Hi all you helpful people!

I'm sure the information I need is somewhere in these pages already but despite searching I didn't find it.

I migrated my Classic library to CC and all went well. I kept my Classic photos on a second drive (well backed up of course), but CC just put them on my first drive which is not good in my eyes as the drive is lacking space now.

Question is, as I'd like to keep the originals for added safety, how can I move the location of this folder. Can I just set the desired path in CC settings and it will take care of the move or will I have to get my hand dirty and move the files myself?

I'm quite nervous about trusting Adobe with my originals and definitely want to keep them where I can touch them.

Thanks for helping out!


----------



## Jim Wilde (Aug 14, 2018)

franklehnen said:


> Can I just set the desired path in CC settings and it will take care of the move...



Yep, that's what should happen when you change the location of the locally stored originals.
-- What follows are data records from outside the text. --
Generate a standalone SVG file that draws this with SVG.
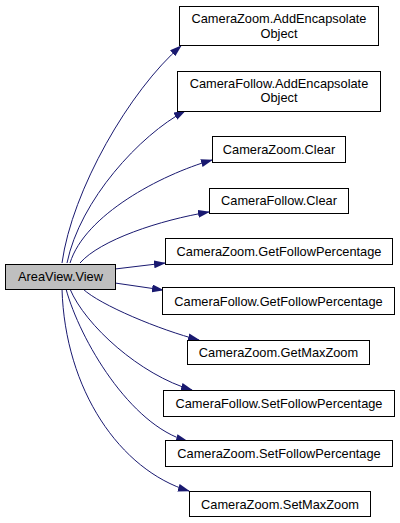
<svg xmlns="http://www.w3.org/2000/svg" width="400" height="523" viewBox="0 0 400 523">
<defs>
<marker id="arr" viewBox="0 0 12 8" refX="11" refY="4" markerWidth="12" markerHeight="8" markerUnits="userSpaceOnUse" orient="auto">
<path d="M0,0 L12,4 L0,8 z" fill="#191970"/>
</marker>
<style>
.n rect{fill:#fff;stroke:#000;stroke-width:1}
#n0 rect{fill:#bfbfbf}
.n text{font-family:"Liberation Sans",Arial,sans-serif;font-size:12.8px;fill:#000;text-anchor:middle}
.e path{fill:none;stroke:#191970;stroke-width:1;marker-end:url(#arr)}
</style>
</defs>
<rect width="400" height="523" fill="#fff"/>
<g id="edges" class="e">
<path d="M62,263 C72,190 130,90 181,46"/>
<path d="M67,263 C80,200 140,135 185,111"/>
<path d="M70,263 C85,215 160,175 212,160"/>
<path d="M80,263 C100,240 160,220 209,212"/>
<path d="M115,269 L165,263"/>
<path d="M115,283 L163,290"/>
<path d="M83,289 C100,305 160,330 199,340"/>
<path d="M70,289 C85,325 140,375 192,390"/>
<path d="M66,289 C80,340 130,425 187,441"/>
<path d="M62,289 C65,390 120,470 189,491"/>
</g>
<g id="n0" class="n"><rect x="5.5" y="264.5" width="110" height="25"/><text x="60.5" y="281">AreaView.View</text></g>
<g id="n1" class="n"><rect x="179.5" y="6.5" width="199" height="39"/><text x="279" y="23">CameraZoom.AddEncapsolate</text><text x="279" y="37.5">Object</text></g>
<g id="n2" class="n"><rect x="177.5" y="71.5" width="203" height="40"/><text x="279" y="87.5">CameraFollow.AddEncapsolate</text><text x="279" y="102">Object</text></g>
<g id="n3" class="n"><rect x="212.5" y="136.5" width="133" height="26"/><text x="279" y="153.5">CameraZoom.Clear</text></g>
<g id="n4" class="n"><rect x="209.5" y="188.5" width="139" height="25"/><text x="279" y="205">CameraFollow.Clear</text></g>
<g id="n5" class="n"><rect x="165.5" y="238.5" width="227" height="26"/><text x="279" y="256">CameraZoom.GetFollowPercentage</text></g>
<g id="n6" class="n"><rect x="162.5" y="287.5" width="232" height="27"/><text x="278.5" y="305.5">CameraFollow.GetFollowPercentage</text></g>
<g id="n7" class="n"><rect x="187.5" y="340.5" width="182" height="24"/><text x="278.5" y="357">CameraZoom.GetMaxZoom</text></g>
<g id="n8" class="n"><rect x="163.5" y="390.5" width="231" height="26"/><text x="279" y="407.5">CameraFollow.SetFollowPercentage</text></g>
<g id="n9" class="n"><rect x="165.5" y="440.5" width="227" height="26"/><text x="279" y="458">CameraZoom.SetFollowPercentage</text></g>
<g id="n10" class="n"><rect x="189.5" y="491.5" width="181" height="25"/><text x="280" y="508.5">CameraZoom.SetMaxZoom</text></g>
</svg>
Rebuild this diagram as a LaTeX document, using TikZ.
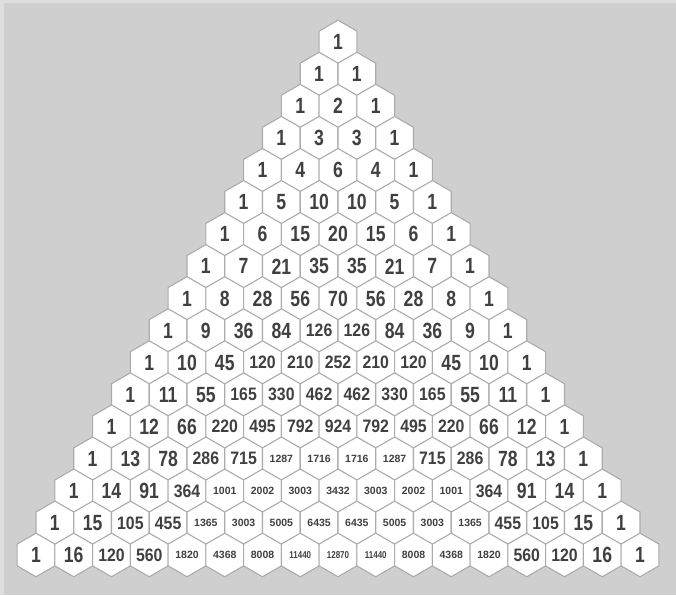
\documentclass[tikz,border=0pt]{standalone}
\usepackage{fontspec}
\usetikzlibrary{shapes.geometric}
\newfontfamily\numcond{Liberation Sans}[FakeStretch=0.8]
\newfontfamily\nummid{Liberation Sans}[FakeStretch=0.88]
\newfontfamily\numnorm{Liberation Sans}
\definecolor{bgcol}{HTML}{CFCFCF}
\definecolor{edgecol}{HTML}{DEDEDE}
\definecolor{hexline}{HTML}{ABABAB}
\definecolor{numcol}{HTML}{404040}
\newcommand\pasnum[1]{%
  \ifnum#1<100 {\numcond\bfseries\fontsize{22}{22}\selectfont #1}%
  \else\ifnum#1<1000 {\nummid\bfseries\fontsize{18}{18}\selectfont #1}%
  \else\ifnum#1<10000 {\numnorm\bfseries\fontsize{10.5}{10.5}\selectfont #1}%
  \else {\numcond\bfseries\fontsize{10}{10}\selectfont #1}\fi\fi\fi}
\tikzset{
  hexcell/.style={regular polygon, regular polygon sides=6, shape border rotate=30,
    minimum size=43.6pt, inner sep=0pt, outer sep=0pt, fill=white,
    draw=hexline, line width=1.1pt, text=numcol}
}
\begin{document}
\begin{tikzpicture}[x=1pt,y=-1pt]
\useasboundingbox (0,0) rectangle (676,595);
\fill[bgcol] (0,0) rectangle (676,595);
\fill[edgecol] (0,0) rectangle (4,595);
\fill[edgecol] (0,0) rectangle (676,3);
\foreach \n in {0,...,16}{
  \xdef\cval{1}
  \foreach \k in {0,...,\n}{
    \node[hexcell] (h-\n-\k) at ({338+(\k-\n/2)*37.75},{42+\n*32.06}) {\pasnum{\cval}};
    \xdef\cval{\the\numexpr \cval*(\n-\k)/(\k+1)\relax}
  }
}
\end{tikzpicture}
\end{document}
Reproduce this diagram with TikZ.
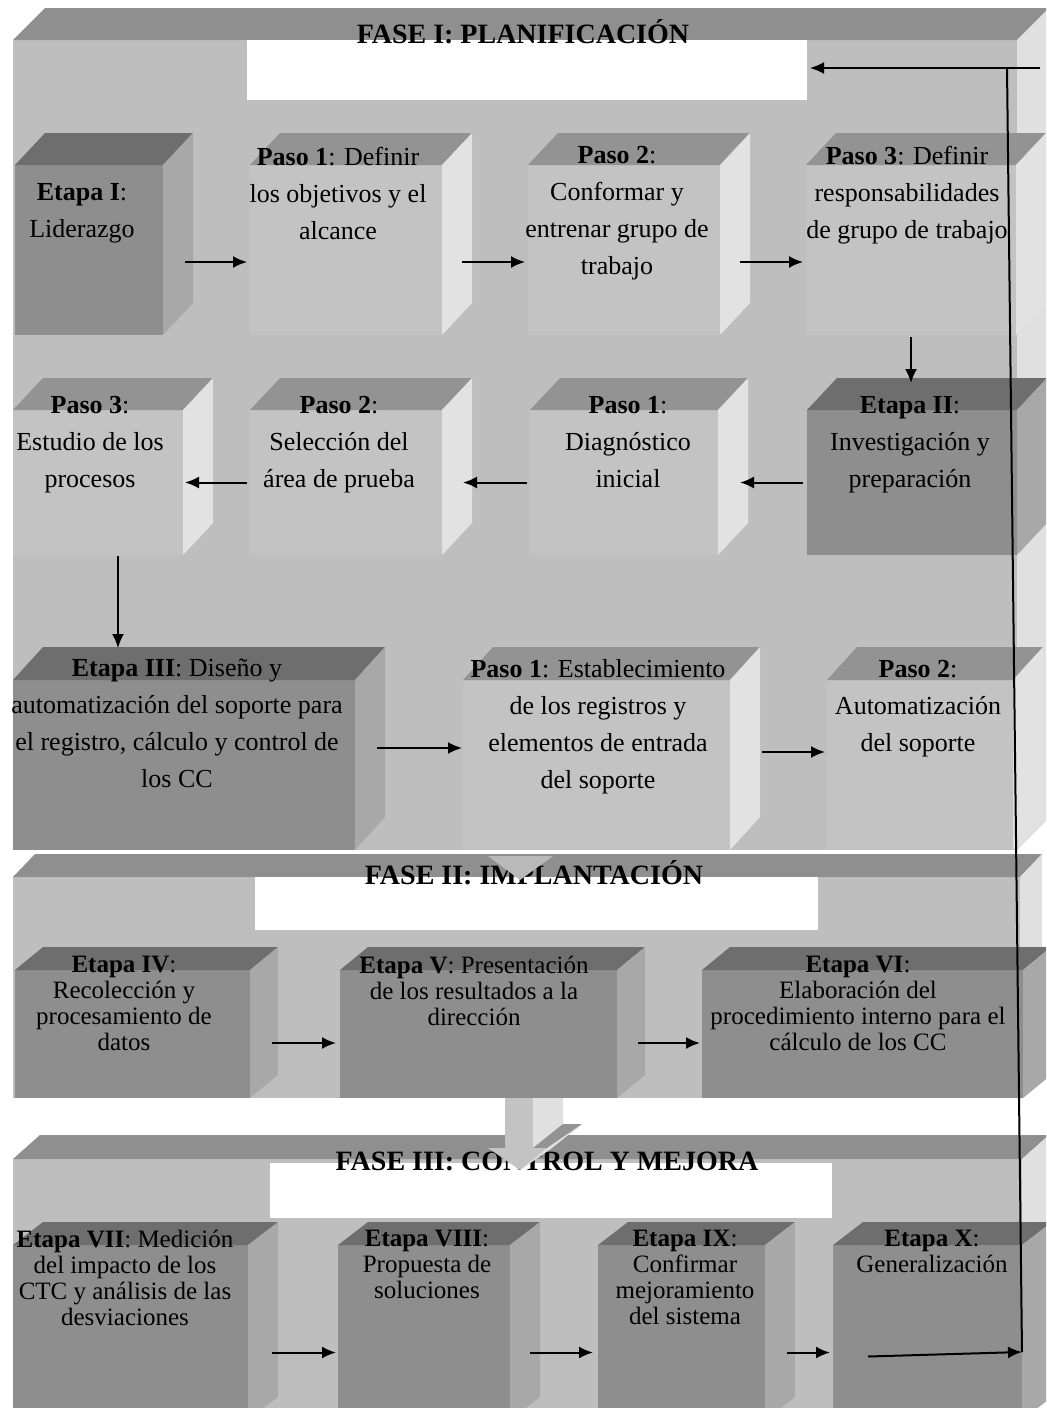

You probably realise now that you could have changed the location before you did the catalog migration and saved yourself the hassle.


----------



## franklehnen (Aug 14, 2018)

Jim Wilde said:


> Yep, that's what should happen when you change the location of the locally stored originals. You probably realise now that you could have changed the location before you did the catalog migration and saved yourself the hassle.



Thanks a lot Jim!

Yep - should have done that. As Forrest Gump said, Stupid is as stupid does!


----------